▶ _WHAT TO PRODUCE_
The records below must be duplicated exactly, character for character.

* START *

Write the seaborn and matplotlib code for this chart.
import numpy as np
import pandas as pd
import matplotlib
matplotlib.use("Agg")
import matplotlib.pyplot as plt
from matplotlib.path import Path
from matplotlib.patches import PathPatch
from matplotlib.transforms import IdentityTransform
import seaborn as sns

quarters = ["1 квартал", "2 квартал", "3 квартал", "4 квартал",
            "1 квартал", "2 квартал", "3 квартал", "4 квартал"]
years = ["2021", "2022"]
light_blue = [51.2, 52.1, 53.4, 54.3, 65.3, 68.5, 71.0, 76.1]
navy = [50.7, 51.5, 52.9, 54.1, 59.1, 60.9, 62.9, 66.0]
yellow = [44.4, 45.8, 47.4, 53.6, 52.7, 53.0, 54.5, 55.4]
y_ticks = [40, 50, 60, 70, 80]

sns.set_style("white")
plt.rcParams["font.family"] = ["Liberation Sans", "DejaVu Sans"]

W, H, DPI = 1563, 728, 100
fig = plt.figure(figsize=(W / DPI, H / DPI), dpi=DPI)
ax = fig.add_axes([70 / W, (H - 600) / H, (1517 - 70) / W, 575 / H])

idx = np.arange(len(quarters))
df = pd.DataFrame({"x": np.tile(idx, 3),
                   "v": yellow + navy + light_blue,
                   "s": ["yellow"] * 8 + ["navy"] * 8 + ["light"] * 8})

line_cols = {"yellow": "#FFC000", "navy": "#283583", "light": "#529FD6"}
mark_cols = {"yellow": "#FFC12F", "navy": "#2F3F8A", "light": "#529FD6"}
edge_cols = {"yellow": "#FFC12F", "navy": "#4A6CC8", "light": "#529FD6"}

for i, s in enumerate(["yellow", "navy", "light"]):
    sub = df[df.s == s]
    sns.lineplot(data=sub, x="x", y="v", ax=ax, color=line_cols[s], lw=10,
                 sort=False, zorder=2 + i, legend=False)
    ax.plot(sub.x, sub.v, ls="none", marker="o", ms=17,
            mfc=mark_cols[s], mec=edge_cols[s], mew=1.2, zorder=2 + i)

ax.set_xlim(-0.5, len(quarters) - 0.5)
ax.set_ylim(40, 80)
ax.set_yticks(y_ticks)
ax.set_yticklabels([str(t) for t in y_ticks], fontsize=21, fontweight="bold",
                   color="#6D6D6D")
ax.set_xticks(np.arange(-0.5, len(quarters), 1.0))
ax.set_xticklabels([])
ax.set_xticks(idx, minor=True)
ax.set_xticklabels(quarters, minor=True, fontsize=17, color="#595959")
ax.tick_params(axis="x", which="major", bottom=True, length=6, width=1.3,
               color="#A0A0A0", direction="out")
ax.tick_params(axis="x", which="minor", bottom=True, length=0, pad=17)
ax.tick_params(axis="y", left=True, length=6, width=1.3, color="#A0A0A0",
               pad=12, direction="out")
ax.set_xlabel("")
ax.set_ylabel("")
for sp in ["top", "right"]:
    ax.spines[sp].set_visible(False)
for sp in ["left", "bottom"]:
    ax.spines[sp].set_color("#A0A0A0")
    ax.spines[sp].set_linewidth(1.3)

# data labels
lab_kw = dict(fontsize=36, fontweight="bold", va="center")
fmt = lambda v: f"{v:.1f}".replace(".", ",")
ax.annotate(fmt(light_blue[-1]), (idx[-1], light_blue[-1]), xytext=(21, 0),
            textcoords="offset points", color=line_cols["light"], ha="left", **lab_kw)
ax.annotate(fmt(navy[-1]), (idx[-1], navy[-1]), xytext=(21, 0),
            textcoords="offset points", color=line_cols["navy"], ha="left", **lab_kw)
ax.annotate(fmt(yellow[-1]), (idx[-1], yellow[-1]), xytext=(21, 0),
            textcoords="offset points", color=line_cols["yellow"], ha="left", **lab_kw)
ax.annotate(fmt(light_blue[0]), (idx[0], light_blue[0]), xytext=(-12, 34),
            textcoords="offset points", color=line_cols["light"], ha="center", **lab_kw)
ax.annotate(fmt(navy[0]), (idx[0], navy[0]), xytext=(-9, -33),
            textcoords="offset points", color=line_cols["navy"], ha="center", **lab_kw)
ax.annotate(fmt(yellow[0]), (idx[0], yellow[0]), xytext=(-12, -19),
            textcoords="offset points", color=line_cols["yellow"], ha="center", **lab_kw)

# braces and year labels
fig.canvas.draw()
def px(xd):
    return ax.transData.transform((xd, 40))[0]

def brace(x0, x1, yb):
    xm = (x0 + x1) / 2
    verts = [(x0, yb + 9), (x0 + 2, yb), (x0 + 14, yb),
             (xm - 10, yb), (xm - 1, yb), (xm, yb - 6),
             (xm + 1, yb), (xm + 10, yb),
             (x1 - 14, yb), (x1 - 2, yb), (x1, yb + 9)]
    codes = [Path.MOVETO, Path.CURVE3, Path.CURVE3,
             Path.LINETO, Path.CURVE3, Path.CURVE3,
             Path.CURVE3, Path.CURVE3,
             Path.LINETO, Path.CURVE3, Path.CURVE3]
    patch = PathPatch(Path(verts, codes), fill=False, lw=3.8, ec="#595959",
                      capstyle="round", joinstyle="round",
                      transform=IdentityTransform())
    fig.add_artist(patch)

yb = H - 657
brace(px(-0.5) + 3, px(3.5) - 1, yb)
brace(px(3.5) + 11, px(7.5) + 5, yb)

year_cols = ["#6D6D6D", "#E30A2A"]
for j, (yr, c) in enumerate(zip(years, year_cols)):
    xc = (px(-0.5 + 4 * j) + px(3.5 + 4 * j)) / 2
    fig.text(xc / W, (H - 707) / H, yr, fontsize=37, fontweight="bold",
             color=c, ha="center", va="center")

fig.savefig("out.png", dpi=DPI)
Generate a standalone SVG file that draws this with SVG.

* END *

▶ _RESPONSE_
Write the seaborn and matplotlib code for this chart.
import numpy as np
import pandas as pd
import matplotlib
matplotlib.use("Agg")
import matplotlib.pyplot as plt
from matplotlib.path import Path
from matplotlib.patches import PathPatch
from matplotlib.transforms import IdentityTransform
import seaborn as sns

quarters = ["1 квартал", "2 квартал", "3 квартал", "4 квартал",
            "1 квартал", "2 квартал", "3 квартал", "4 квартал"]
years = ["2021", "2022"]
light_blue = [51.2, 52.1, 53.4, 54.3, 65.3, 68.5, 71.0, 76.1]
navy = [50.7, 51.5, 52.9, 54.1, 59.1, 60.9, 62.9, 66.0]
yellow = [44.4, 45.8, 47.4, 53.6, 52.7, 53.0, 54.5, 55.4]
y_ticks = [40, 50, 60, 70, 80]

sns.set_style("white")
plt.rcParams["font.family"] = ["Liberation Sans", "DejaVu Sans"]

W, H, DPI = 1563, 728, 100
fig = plt.figure(figsize=(W / DPI, H / DPI), dpi=DPI)
ax = fig.add_axes([70 / W, (H - 600) / H, (1517 - 70) / W, 575 / H])

idx = np.arange(len(quarters))
df = pd.DataFrame({"x": np.tile(idx, 3),
                   "v": yellow + navy + light_blue,
                   "s": ["yellow"] * 8 + ["navy"] * 8 + ["light"] * 8})

line_cols = {"yellow": "#FFC000", "navy": "#283583", "light": "#529FD6"}
mark_cols = {"yellow": "#FFC12F", "navy": "#2F3F8A", "light": "#529FD6"}
edge_cols = {"yellow": "#FFC12F", "navy": "#4A6CC8", "light": "#529FD6"}

for i, s in enumerate(["yellow", "navy", "light"]):
    sub = df[df.s == s]
    sns.lineplot(data=sub, x="x", y="v", ax=ax, color=line_cols[s], lw=10,
                 sort=False, zorder=2 + i, legend=False)
    ax.plot(sub.x, sub.v, ls="none", marker="o", ms=17,
            mfc=mark_cols[s], mec=edge_cols[s], mew=1.2, zorder=2 + i)

ax.set_xlim(-0.5, len(quarters) - 0.5)
ax.set_ylim(40, 80)
ax.set_yticks(y_ticks)
ax.set_yticklabels([str(t) for t in y_ticks], fontsize=21, fontweight="bold",
                   color="#6D6D6D")
ax.set_xticks(np.arange(-0.5, len(quarters), 1.0))
ax.set_xticklabels([])
ax.set_xticks(idx, minor=True)
ax.set_xticklabels(quarters, minor=True, fontsize=17, color="#595959")
ax.tick_params(axis="x", which="major", bottom=True, length=6, width=1.3,
               color="#A0A0A0", direction="out")
ax.tick_params(axis="x", which="minor", bottom=True, length=0, pad=17)
ax.tick_params(axis="y", left=True, length=6, width=1.3, color="#A0A0A0",
               pad=12, direction="out")
ax.set_xlabel("")
ax.set_ylabel("")
for sp in ["top", "right"]:
    ax.spines[sp].set_visible(False)
for sp in ["left", "bottom"]:
    ax.spines[sp].set_color("#A0A0A0")
    ax.spines[sp].set_linewidth(1.3)

# data labels
lab_kw = dict(fontsize=36, fontweight="bold", va="center")
fmt = lambda v: f"{v:.1f}".replace(".", ",")
ax.annotate(fmt(light_blue[-1]), (idx[-1], light_blue[-1]), xytext=(21, 0),
            textcoords="offset points", color=line_cols["light"], ha="left", **lab_kw)
ax.annotate(fmt(navy[-1]), (idx[-1], navy[-1]), xytext=(21, 0),
            textcoords="offset points", color=line_cols["navy"], ha="left", **lab_kw)
ax.annotate(fmt(yellow[-1]), (idx[-1], yellow[-1]), xytext=(21, 0),
            textcoords="offset points", color=line_cols["yellow"], ha="left", **lab_kw)
ax.annotate(fmt(light_blue[0]), (idx[0], light_blue[0]), xytext=(-12, 34),
            textcoords="offset points", color=line_cols["light"], ha="center", **lab_kw)
ax.annotate(fmt(navy[0]), (idx[0], navy[0]), xytext=(-9, -33),
            textcoords="offset points", color=line_cols["navy"], ha="center", **lab_kw)
ax.annotate(fmt(yellow[0]), (idx[0], yellow[0]), xytext=(-12, -19),
            textcoords="offset points", color=line_cols["yellow"], ha="center", **lab_kw)

# braces and year labels
fig.canvas.draw()
def px(xd):
    return ax.transData.transform((xd, 40))[0]

def brace(x0, x1, yb):
    xm = (x0 + x1) / 2
    verts = [(x0, yb + 9), (x0 + 2, yb), (x0 + 14, yb),
             (xm - 10, yb), (xm - 1, yb), (xm, yb - 6),
             (xm + 1, yb), (xm + 10, yb),
             (x1 - 14, yb), (x1 - 2, yb), (x1, yb + 9)]
    codes = [Path.MOVETO, Path.CURVE3, Path.CURVE3,
             Path.LINETO, Path.CURVE3, Path.CURVE3,
             Path.CURVE3, Path.CURVE3,
             Path.LINETO, Path.CURVE3, Path.CURVE3]
    patch = PathPatch(Path(verts, codes), fill=False, lw=3.8, ec="#595959",
                      capstyle="round", joinstyle="round",
                      transform=IdentityTransform())
    fig.add_artist(patch)

yb = H - 657
brace(px(-0.5) + 3, px(3.5) - 1, yb)
brace(px(3.5) + 11, px(7.5) + 5, yb)

year_cols = ["#6D6D6D", "#E30A2A"]
for j, (yr, c) in enumerate(zip(years, year_cols)):
    xc = (px(-0.5 + 4 * j) + px(3.5 + 4 * j)) / 2
    fig.text(xc / W, (H - 707) / H, yr, fontsize=37, fontweight="bold",
             color=c, ha="center", va="center")

fig.savefig("out.png", dpi=DPI)
Generate a standalone SVG file that draws this with SVG.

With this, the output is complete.